Après son retrait de l'accord sur le nucléaire iranien, Washington tente de tourner la page en proposant de bâtir une « coalition » contre « l'ensemble des menaces » posées par l'Iran, mais risque de buter contre des Européens déterminés à sauver le texte de 2015.

Le chef de la diplomatie américaine Mike Pompeo présentera lundi la « nouvelle stratégie » des États-Unis pour l'Iran. Et l'administration américaine, silencieuse depuis l'annonce fracassante de Donald Trump le 8 mai, commence à distiller les éléments de sa « feuille de route diplomatique en vue d'une nouvelle architecture de sécurité » et d'un « meilleur accord ».

« Les États-Unis vont travailler dur pour bâtir une coalition » contre « le régime iranien » et ses « activités déstabilisatrices », a expliqué jeudi la porte-parole du département d'État Heather Nauert. Un moyen d'afficher des intentions multilatérales après leur retrait unilatéral.

Le président américain reproche à l'accord conclu par les grandes puissances (États-Unis, Russie, Chine, France, Allemagne et Royaume-Uni) avec l'Iran pour l'empêcher de se doter de la bombe atomique d'être trop laxiste sur l'aspect nucléaire, mais aussi de ne pas s'attaquer aux missiles balistiques de Téhéran et à ses interventions directes ou indirectes dans plusieurs conflits régionaux (Yémen, Syrie...).

« Nous avons besoin d'un nouveau cadre qui prenne en compte l'ensemble des menaces iraniennes », a dit vendredi à des journalistes le directeur politique du département d'État, Brian Hook.

Les contours de cette stratégie restent flous.

Principale inconnue : la possibilité même que les Européens, très déçus par le retrait américain, soient disposés à reprendre rapidement les négociations avec les États-Unis.

L'Union européenne s'affaire pour l'instant à convaincre l'Iran de rester dans l'accord de 2015.

Stratégie de la « punition »

Une tâche extrêmement compliquée : le rétablissement total des sanctions américaines levées après la signature de ce texte oblige les entreprises européennes à choisir entre le marché iranien et le marché américain - un faux choix, tant elle ne peuvent se passer d'un accès aux États-Unis. Et sans investissements du Vieux Continent, qui étaient la principale carotte pour qu'il signe l'accord il y a trois ans, l'Iran risque de ne plus vouloir tenir ses propres engagements.

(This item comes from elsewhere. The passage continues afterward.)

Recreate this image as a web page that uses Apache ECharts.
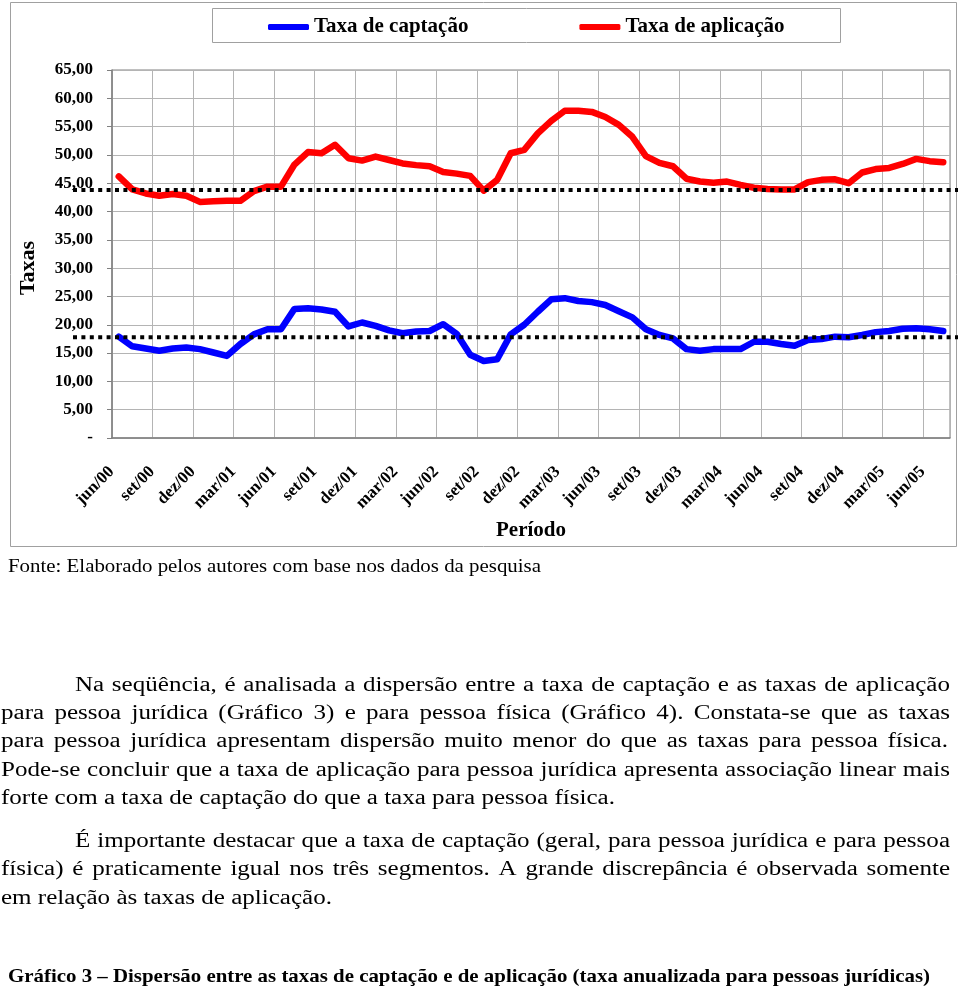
<!DOCTYPE html>
<html><head><meta charset="utf-8">
<script src="https://cdn.jsdelivr.net/npm/echarts@6/dist/echarts.min.js"></script>
<style>html,body{margin:0;padding:0;background:#fff}#c{width:960px;height:992px}</style>
</head><body><div id="c"></div><script>
const meses = ['jun/00','jul/00','ago/00','set/00','out/00','nov/00','dez/00',
'jan/01','fev/01','mar/01','abr/01','mai/01','jun/01','jul/01','ago/01','set/01','out/01','nov/01','dez/01',
'jan/02','fev/02','mar/02','abr/02','mai/02','jun/02','jul/02','ago/02','set/02','out/02','nov/02','dez/02',
'jan/03','fev/03','mar/03','abr/03','mai/03','jun/03','jul/03','ago/03','set/03','out/03','nov/03','dez/03',
'jan/04','fev/04','mar/04','abr/04','mai/04','jun/04','jul/04','ago/04','set/04','out/04','nov/04','dez/04',
'jan/05','fev/05','mar/05','abr/05','mai/05','jun/05','jul/05'];
const taxaCaptacao = [17.9,16.2,15.8,15.4,15.8,16.0,15.7,15.1,14.5,16.6,
18.3,19.2,19.2,22.8,22.9,22.7,22.3,19.7,20.4,19.8,
19.0,18.5,18.8,18.9,20.1,18.4,14.7,13.6,13.9,18.3,
20.0,22.3,24.5,24.7,24.2,24.0,23.5,22.4,21.3,19.2,
18.2,17.6,15.7,15.4,15.7,15.7,15.7,17.0,17.0,16.6,
16.3,17.3,17.5,17.9,17.8,18.2,18.7,18.9,19.3,19.4,
19.2,18.9];
const taxaAplicacao = [46.2,43.9,43.2,42.8,43.1,42.8,41.7,41.8,41.9,41.9,
43.6,44.4,44.4,48.3,50.5,50.3,51.8,49.4,49.0,49.7,
49.1,48.5,48.2,48.0,47.0,46.7,46.3,43.7,45.6,50.3,
50.9,53.8,56.0,57.8,57.8,57.6,56.7,55.3,53.2,49.8,
48.6,48.0,45.8,45.3,45.1,45.3,44.7,44.2,44.0,43.9,
43.9,45.2,45.6,45.7,45.0,46.9,47.5,47.7,48.4,49.3,
48.9,48.7];
const mediaCaptacao = [17.8, 17.8];
const mediaAplicacao = [43.8, 43.8];

const serif = '"Liberation Serif", "Times New Roman", serif';
const mctx = document.createElement('canvas').getContext('2d');
function measure(t, font){ mctx.font = font; return mctx.measureText(t).width; }
function txt(str, x, y, s, font){
  return {type:'text', x:x, y:y, scaleX:s, scaleY:1,
    style:{text:str, x:0, y:0, font:font, fill:'#000', textAlign:'left', textVerticalAlign:'middle', align:'left', verticalAlign:'middle'}};
}
function fitLine(str, x, y, width, font){
  return [txt(str, x, y, width / measure(str, font), font)];
}
function bodyLine(str, x, y, width, font, S, justify){
  const words = str.split(' ').filter(w => w.length);
  const ws = words.map(w => measure(w, font));
  const W = ws.reduce((a,b) => a + b, 0);
  const sp = measure(' ', font);
  let s = S, gap = sp * S;
  if (justify) {
    gap = (width - W * s) / (words.length - 1);
    if (gap < sp * 0.7) { s = width / (W + sp * 0.7 * (words.length - 1)); gap = sp * 0.7 * s; }
  }
  const els = [];
  let cx = x;
  words.forEach((w, i) => { els.push(txt(w, cx, y, s, font)); cx += ws[i] * s + gap; });
  return els;
}
const bodyFont = '20px ' + serif;
const L5 = 'forte com a taxa de captação do que a taxa para pessoa física.';
const S = 614 / measure(L5, bodyFont);
let graphics = [
  {type:'rect', shape:{x:10.5, y:2.5, width:946, height:544}, style:{fill:null, stroke:'#a0a0a0', lineWidth:1}, z:-1},
  {type:'rect', shape:{x:212.5, y:8.5, width:628, height:34}, style:{fill:null, stroke:'#a0a0a0', lineWidth:1}, z:-1}
];
graphics = graphics.concat(
  fitLine('Fonte: Elaborado pelos autores com base nos dados da pesquisa', 8, 567, 533, '19px ' + serif),
  bodyLine('Na seqüência, é analisada a dispersão entre a taxa de captação e as taxas de aplicação', 75, 686, 875, bodyFont, S, true),
  bodyLine('para pessoa jurídica (Gráfico 3)  e para pessoa física (Gráfico 4). Constata-se que as taxas', 1, 714, 949, bodyFont, S, true),
  bodyLine('para pessoa jurídica apresentam dispersão muito menor do que as taxas para pessoa física.', 1, 742, 947, bodyFont, S, true),
  bodyLine('Pode-se concluir que a taxa de aplicação para pessoa jurídica apresenta associação linear mais', 1, 771, 949, bodyFont, S, true),
  bodyLine(L5, 1, 799, 614, bodyFont, S, false),
  bodyLine('É importante destacar que a taxa de captação (geral, para pessoa jurídica e para pessoa', 75, 842, 875, bodyFont, S, true),
  bodyLine('física) é praticamente igual nos três segmentos. A grande discrepância é observada somente', 1, 870, 949, bodyFont, S, true),
  bodyLine('em relação às taxas de aplicação.', 1, 899, 330, bodyFont, S, false),
  fitLine('Gráfico 3 – Dispersão entre as taxas de captação e de aplicação (taxa anualizada para pessoas jurídicas)', 8, 977, 922, 'bold 19px ' + serif)
);

const chart = echarts.init(document.getElementById('c'), null, {renderer:'canvas'});
chart.setOption({
  animation: false,
  backgroundColor: '#fff',
  legend: {
    data: ['Taxa de captação', 'Taxa de aplicação'],
    left: 268, top: 15, padding: 0, itemGap: 111,
    icon: 'roundRect', itemWidth: 41, itemHeight: 6,
    textStyle: {fontFamily: serif, fontSize: 21, fontWeight: 'bold', color: '#000', lineHeight: 24}
  },
  grid: [
    {left: 112, right: 10, top: 70, height: 368, show: true, borderColor: '#808080', borderWidth: 1},
    {left: 73, right: 2, top: 70, height: 368}
  ],
  xAxis: [
    {type: 'category', data: meses, boundaryGap: true, gridIndex: 0,
     name: 'Período', nameLocation: 'middle', nameGap: 82,
     nameTextStyle: {fontFamily: serif, fontSize: 21, fontWeight: 'bold', color: '#000'},
     axisLine: {lineStyle: {color: '#808080', width: 1.5}},
     axisTick: {interval: 2, length: 5, lineStyle: {color: '#808080'}},
     splitLine: {show: true, interval: 2, lineStyle: {color: '#b4b4b4', width: 1}},
     axisLabel: {interval: 2, rotate: 45, margin: 24, padding: [0, 10, 0, 0],
       fontFamily: serif, fontSize: 17, fontWeight: 'bold', color: '#000'}},
    {type: 'value', gridIndex: 1, min: 0, max: 1, show: false}
  ],
  yAxis: [
    {type: 'value', gridIndex: 0, min: 0, max: 65, interval: 5,
     name: 'Taxas', nameLocation: 'middle', nameGap: 73,
     nameTextStyle: {fontFamily: serif, fontSize: 22, fontWeight: 'bold', color: '#000', padding: [0, 28, 0, 0]},
     axisLine: {show: true, lineStyle: {color: '#808080', width: 1.5}},
     axisTick: {show: true, length: 5, lineStyle: {color: '#808080'}},
     splitLine: {show: true, lineStyle: {color: '#b4b4b4', width: 1}},
     axisLabel: {margin: 19, fontFamily: serif, fontSize: 17, fontWeight: 'bold', color: '#000',
       formatter: v => (v === 0 ? '-' : v.toFixed(2).replace('.', ','))}},
    {type: 'value', gridIndex: 1, min: 0, max: 65, show: false}
  ],
  series: [
    {name: 'Taxa de captação', type: 'line', xAxisIndex: 0, yAxisIndex: 0, data: taxaCaptacao,
     symbol: 'none', color: '#0000ff', lineStyle: {width: 6.5, color: '#0000ff', join: 'round', cap: 'round'}, z: 3},
    {name: 'Taxa de aplicação', type: 'line', xAxisIndex: 0, yAxisIndex: 0, data: taxaAplicacao,
     symbol: 'none', color: '#ff0000', lineStyle: {width: 6.5, color: '#ff0000', join: 'round', cap: 'round'}, z: 3},
    {name: 'media captação', type: 'line', xAxisIndex: 1, yAxisIndex: 1,
     data: [[0, mediaCaptacao[0]], [1, mediaCaptacao[1]]], symbol: 'none',
     lineStyle: {width: 4, color: '#000', type: [4, 4.4], cap: 'butt'}, z: 5, silent: true},
    {name: 'media aplicação', type: 'line', xAxisIndex: 1, yAxisIndex: 1,
     data: [[0, mediaAplicacao[0]], [1, mediaAplicacao[1]]], symbol: 'none',
     lineStyle: {width: 4, color: '#000', type: [4, 4.4], cap: 'butt'}, z: 5, silent: true}
  ],
  graphic: graphics
});
</script></body></html>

Or, s'ils essaient de décrocher à Washington une certaine flexibilité pour leurs sociétés, les responsables européens se sont jusqu'ici heurtés à un mur. « On nous a dit : "nous voulons que les sanctions fassent mal, il n'y aura pas d'exemptions" », rapporte l'un d'eux, pessimiste.

Dans l'administration américaine, certains plaident en effet pour un « scénario nord-coréen » : des sanctions drastiques pour ramener l'Iran à la table des négociations.

« En rétablissant les sanctions », « nous allons remettre une pression économique sur l'Iran », a justifié Brian Hook, estimant que c'était déjà cette pression qui avait convaincu la République islamique de négocier avant 2015.

Mais pour Jake Sullivan, chercheur au Carnegie Endowment for International Peace, « l'idée selon laquelle on va reconstruire des sanctions au même niveau » qu'avant 2015, lorsque les Européens jouaient de concert avec les États-Unis, « est une fausse idée ». « Plus les Américains vont être agressifs à l'encontre des Européens » en matière de sanctions, « plus les Européens vont chercher tous les moyens possibles pour se défendre », a-t-il estimé vendredi lors d'une conférence de ce think tank à Washington.

L'administration américaine tente, elle, de minimiser les divergences avec ses alliés. « Nous avons beaucoup, beaucoup plus de points d'accord avec les Européens que nous n'avons de désaccords », a assuré Brian Hook.

Il a invoqué les « nombreux progrès » réalisés lors des négociations avec Paris, Londres et Berlin pour trouver des solutions aux inquiétudes de Donald Trump, ainsi que la proposition du président français Emmanuel Macron d'un « nouvel accord » dont le texte de 2015 serait le premier de quatre piliers censés offrir une stratégie plus globale. Mais ces négociations et cette proposition datent d'avant le retrait américain.

Sont-elles encore sur la table ? Et comment parvenir à un accord maintenant si c'était impossible il y a 10 jours ? « Nous attendons davantage de précisions », élude un responsable européen. « Mais s'il s'agit de bâtir une coalition pour un changement de régime en Iran, les Européens ne seront pas d'accord », prévient un autre.

« Je pense qu'on va entrer dans une phase où, au fond, la punition tiendra lieu de stratégie » américaine, a prédit Jake Sullivan. « Presser l'Iran et le garder dans le box des accusés le plus longtemps possible », « dans l'espoir d'un changement de régime ou, à défaut, de son affaiblissement ».